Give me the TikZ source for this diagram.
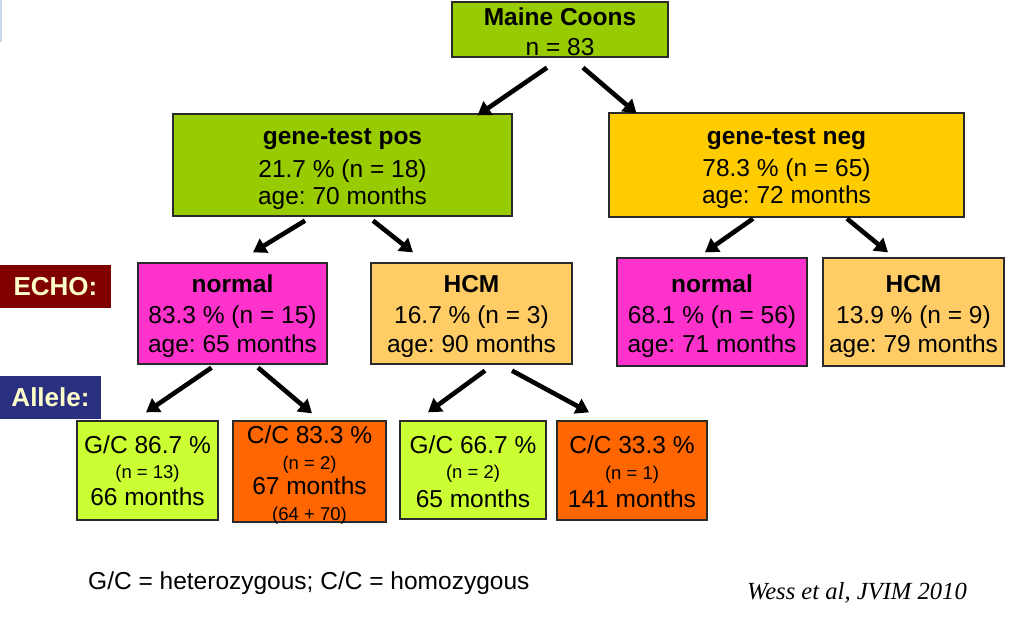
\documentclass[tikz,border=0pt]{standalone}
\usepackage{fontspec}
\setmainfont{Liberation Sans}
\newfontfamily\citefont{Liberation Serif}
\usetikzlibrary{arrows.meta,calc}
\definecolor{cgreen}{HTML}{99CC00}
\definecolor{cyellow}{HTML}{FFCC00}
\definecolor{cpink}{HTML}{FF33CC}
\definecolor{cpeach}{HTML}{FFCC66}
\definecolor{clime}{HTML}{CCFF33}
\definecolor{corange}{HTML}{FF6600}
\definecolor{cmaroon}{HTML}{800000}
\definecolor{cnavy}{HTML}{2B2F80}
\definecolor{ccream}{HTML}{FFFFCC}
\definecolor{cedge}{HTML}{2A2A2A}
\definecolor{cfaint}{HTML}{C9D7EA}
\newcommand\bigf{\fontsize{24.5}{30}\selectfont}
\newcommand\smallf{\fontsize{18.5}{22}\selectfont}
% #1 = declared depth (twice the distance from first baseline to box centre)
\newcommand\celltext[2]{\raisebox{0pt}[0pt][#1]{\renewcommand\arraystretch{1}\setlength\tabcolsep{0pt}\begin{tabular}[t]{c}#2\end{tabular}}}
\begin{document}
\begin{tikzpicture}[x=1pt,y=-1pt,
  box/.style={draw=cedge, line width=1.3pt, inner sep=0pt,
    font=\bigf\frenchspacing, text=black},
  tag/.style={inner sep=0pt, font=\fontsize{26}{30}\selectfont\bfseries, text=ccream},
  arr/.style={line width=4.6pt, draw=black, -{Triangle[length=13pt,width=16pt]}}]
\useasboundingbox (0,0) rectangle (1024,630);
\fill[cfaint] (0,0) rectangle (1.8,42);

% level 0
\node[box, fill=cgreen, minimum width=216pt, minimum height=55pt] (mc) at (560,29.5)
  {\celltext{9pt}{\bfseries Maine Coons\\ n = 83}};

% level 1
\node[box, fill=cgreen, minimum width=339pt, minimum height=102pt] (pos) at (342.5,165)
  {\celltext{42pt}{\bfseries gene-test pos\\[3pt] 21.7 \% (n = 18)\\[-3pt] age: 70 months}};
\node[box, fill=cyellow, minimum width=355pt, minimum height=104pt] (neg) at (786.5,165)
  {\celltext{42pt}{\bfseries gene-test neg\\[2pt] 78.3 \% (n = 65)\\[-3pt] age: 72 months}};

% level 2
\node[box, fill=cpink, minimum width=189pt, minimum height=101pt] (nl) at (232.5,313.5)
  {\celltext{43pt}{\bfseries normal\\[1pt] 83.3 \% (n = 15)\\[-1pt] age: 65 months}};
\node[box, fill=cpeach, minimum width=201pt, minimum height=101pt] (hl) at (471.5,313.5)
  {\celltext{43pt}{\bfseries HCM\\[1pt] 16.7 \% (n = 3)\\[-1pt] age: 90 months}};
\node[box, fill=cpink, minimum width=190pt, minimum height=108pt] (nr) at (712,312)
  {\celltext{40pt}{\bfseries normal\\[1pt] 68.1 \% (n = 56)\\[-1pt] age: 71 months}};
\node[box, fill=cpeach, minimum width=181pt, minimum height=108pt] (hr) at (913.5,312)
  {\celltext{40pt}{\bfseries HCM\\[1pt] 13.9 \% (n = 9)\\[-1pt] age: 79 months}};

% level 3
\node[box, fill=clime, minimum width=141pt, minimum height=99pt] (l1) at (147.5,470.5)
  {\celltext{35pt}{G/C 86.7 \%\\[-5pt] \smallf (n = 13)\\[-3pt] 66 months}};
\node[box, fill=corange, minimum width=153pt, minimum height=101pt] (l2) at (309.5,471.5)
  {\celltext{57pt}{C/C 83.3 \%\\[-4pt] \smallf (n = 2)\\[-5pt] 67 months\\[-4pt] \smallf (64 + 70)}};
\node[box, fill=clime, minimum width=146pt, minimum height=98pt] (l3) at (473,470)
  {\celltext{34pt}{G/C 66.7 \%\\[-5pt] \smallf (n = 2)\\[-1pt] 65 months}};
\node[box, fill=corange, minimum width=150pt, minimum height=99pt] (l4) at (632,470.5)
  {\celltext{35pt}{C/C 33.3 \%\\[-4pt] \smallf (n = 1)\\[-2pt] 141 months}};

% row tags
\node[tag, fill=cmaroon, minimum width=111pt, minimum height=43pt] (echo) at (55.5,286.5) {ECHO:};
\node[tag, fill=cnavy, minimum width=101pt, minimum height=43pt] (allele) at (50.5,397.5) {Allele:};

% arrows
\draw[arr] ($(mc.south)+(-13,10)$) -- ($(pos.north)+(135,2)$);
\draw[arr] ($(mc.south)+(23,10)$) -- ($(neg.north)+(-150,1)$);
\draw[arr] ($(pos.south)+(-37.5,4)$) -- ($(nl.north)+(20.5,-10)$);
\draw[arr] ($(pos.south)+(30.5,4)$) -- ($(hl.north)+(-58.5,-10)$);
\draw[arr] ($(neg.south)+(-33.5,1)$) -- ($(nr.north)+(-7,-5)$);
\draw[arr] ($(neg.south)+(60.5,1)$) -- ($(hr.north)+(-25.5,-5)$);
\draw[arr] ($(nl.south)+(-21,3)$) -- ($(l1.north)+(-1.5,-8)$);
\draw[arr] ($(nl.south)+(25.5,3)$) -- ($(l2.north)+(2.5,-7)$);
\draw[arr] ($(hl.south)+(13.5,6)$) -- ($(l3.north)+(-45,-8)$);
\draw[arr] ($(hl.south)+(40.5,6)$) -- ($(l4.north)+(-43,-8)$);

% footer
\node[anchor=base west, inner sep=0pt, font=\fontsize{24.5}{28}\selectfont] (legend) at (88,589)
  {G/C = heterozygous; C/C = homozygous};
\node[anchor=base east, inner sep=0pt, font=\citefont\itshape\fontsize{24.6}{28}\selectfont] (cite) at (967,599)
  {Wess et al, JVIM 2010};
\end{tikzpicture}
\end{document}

== PROBLEM DETAILS ==
Go through the listing above and quote it exactly, apart from its images.

== TASK RESPONSE ==
Give me the TikZ source for this diagram.
\documentclass[tikz,border=0pt]{standalone}
\usepackage{fontspec}
\setmainfont{Liberation Sans}
\newfontfamily\citefont{Liberation Serif}
\usetikzlibrary{arrows.meta,calc}
\definecolor{cgreen}{HTML}{99CC00}
\definecolor{cyellow}{HTML}{FFCC00}
\definecolor{cpink}{HTML}{FF33CC}
\definecolor{cpeach}{HTML}{FFCC66}
\definecolor{clime}{HTML}{CCFF33}
\definecolor{corange}{HTML}{FF6600}
\definecolor{cmaroon}{HTML}{800000}
\definecolor{cnavy}{HTML}{2B2F80}
\definecolor{ccream}{HTML}{FFFFCC}
\definecolor{cedge}{HTML}{2A2A2A}
\definecolor{cfaint}{HTML}{C9D7EA}
\newcommand\bigf{\fontsize{24.5}{30}\selectfont}
\newcommand\smallf{\fontsize{18.5}{22}\selectfont}
% #1 = declared depth (twice the distance from first baseline to box centre)
\newcommand\celltext[2]{\raisebox{0pt}[0pt][#1]{\renewcommand\arraystretch{1}\setlength\tabcolsep{0pt}\begin{tabular}[t]{c}#2\end{tabular}}}
\begin{document}
\begin{tikzpicture}[x=1pt,y=-1pt,
  box/.style={draw=cedge, line width=1.3pt, inner sep=0pt,
    font=\bigf\frenchspacing, text=black},
  tag/.style={inner sep=0pt, font=\fontsize{26}{30}\selectfont\bfseries, text=ccream},
  arr/.style={line width=4.6pt, draw=black, -{Triangle[length=13pt,width=16pt]}}]
\useasboundingbox (0,0) rectangle (1024,630);
\fill[cfaint] (0,0) rectangle (1.8,42);

% level 0
\node[box, fill=cgreen, minimum width=216pt, minimum height=55pt] (mc) at (560,29.5)
  {\celltext{9pt}{\bfseries Maine Coons\\ n = 83}};

% level 1
\node[box, fill=cgreen, minimum width=339pt, minimum height=102pt] (pos) at (342.5,165)
  {\celltext{42pt}{\bfseries gene-test pos\\[3pt] 21.7 \% (n = 18)\\[-3pt] age: 70 months}};
\node[box, fill=cyellow, minimum width=355pt, minimum height=104pt] (neg) at (786.5,165)
  {\celltext{42pt}{\bfseries gene-test neg\\[2pt] 78.3 \% (n = 65)\\[-3pt] age: 72 months}};

% level 2
\node[box, fill=cpink, minimum width=189pt, minimum height=101pt] (nl) at (232.5,313.5)
  {\celltext{43pt}{\bfseries normal\\[1pt] 83.3 \% (n = 15)\\[-1pt] age: 65 months}};
\node[box, fill=cpeach, minimum width=201pt, minimum height=101pt] (hl) at (471.5,313.5)
  {\celltext{43pt}{\bfseries HCM\\[1pt] 16.7 \% (n = 3)\\[-1pt] age: 90 months}};
\node[box, fill=cpink, minimum width=190pt, minimum height=108pt] (nr) at (712,312)
  {\celltext{40pt}{\bfseries normal\\[1pt] 68.1 \% (n = 56)\\[-1pt] age: 71 months}};
\node[box, fill=cpeach, minimum width=181pt, minimum height=108pt] (hr) at (913.5,312)
  {\celltext{40pt}{\bfseries HCM\\[1pt] 13.9 \% (n = 9)\\[-1pt] age: 79 months}};

% level 3
\node[box, fill=clime, minimum width=141pt, minimum height=99pt] (l1) at (147.5,470.5)
  {\celltext{35pt}{G/C 86.7 \%\\[-5pt] \smallf (n = 13)\\[-3pt] 66 months}};
\node[box, fill=corange, minimum width=153pt, minimum height=101pt] (l2) at (309.5,471.5)
  {\celltext{57pt}{C/C 83.3 \%\\[-4pt] \smallf (n = 2)\\[-5pt] 67 months\\[-4pt] \smallf (64 + 70)}};
\node[box, fill=clime, minimum width=146pt, minimum height=98pt] (l3) at (473,470)
  {\celltext{34pt}{G/C 66.7 \%\\[-5pt] \smallf (n = 2)\\[-1pt] 65 months}};
\node[box, fill=corange, minimum width=150pt, minimum height=99pt] (l4) at (632,470.5)
  {\celltext{35pt}{C/C 33.3 \%\\[-4pt] \smallf (n = 1)\\[-2pt] 141 months}};

% row tags
\node[tag, fill=cmaroon, minimum width=111pt, minimum height=43pt] (echo) at (55.5,286.5) {ECHO:};
\node[tag, fill=cnavy, minimum width=101pt, minimum height=43pt] (allele) at (50.5,397.5) {Allele:};

% arrows
\draw[arr] ($(mc.south)+(-13,10)$) -- ($(pos.north)+(135,2)$);
\draw[arr] ($(mc.south)+(23,10)$) -- ($(neg.north)+(-150,1)$);
\draw[arr] ($(pos.south)+(-37.5,4)$) -- ($(nl.north)+(20.5,-10)$);
\draw[arr] ($(pos.south)+(30.5,4)$) -- ($(hl.north)+(-58.5,-10)$);
\draw[arr] ($(neg.south)+(-33.5,1)$) -- ($(nr.north)+(-7,-5)$);
\draw[arr] ($(neg.south)+(60.5,1)$) -- ($(hr.north)+(-25.5,-5)$);
\draw[arr] ($(nl.south)+(-21,3)$) -- ($(l1.north)+(-1.5,-8)$);
\draw[arr] ($(nl.south)+(25.5,3)$) -- ($(l2.north)+(2.5,-7)$);
\draw[arr] ($(hl.south)+(13.5,6)$) -- ($(l3.north)+(-45,-8)$);
\draw[arr] ($(hl.south)+(40.5,6)$) -- ($(l4.north)+(-43,-8)$);

% footer
\node[anchor=base west, inner sep=0pt, font=\fontsize{24.5}{28}\selectfont] (legend) at (88,589)
  {G/C = heterozygous; C/C = homozygous};
\node[anchor=base east, inner sep=0pt, font=\citefont\itshape\fontsize{24.6}{28}\selectfont] (cite) at (967,599)
  {Wess et al, JVIM 2010};
\end{tikzpicture}
\end{document}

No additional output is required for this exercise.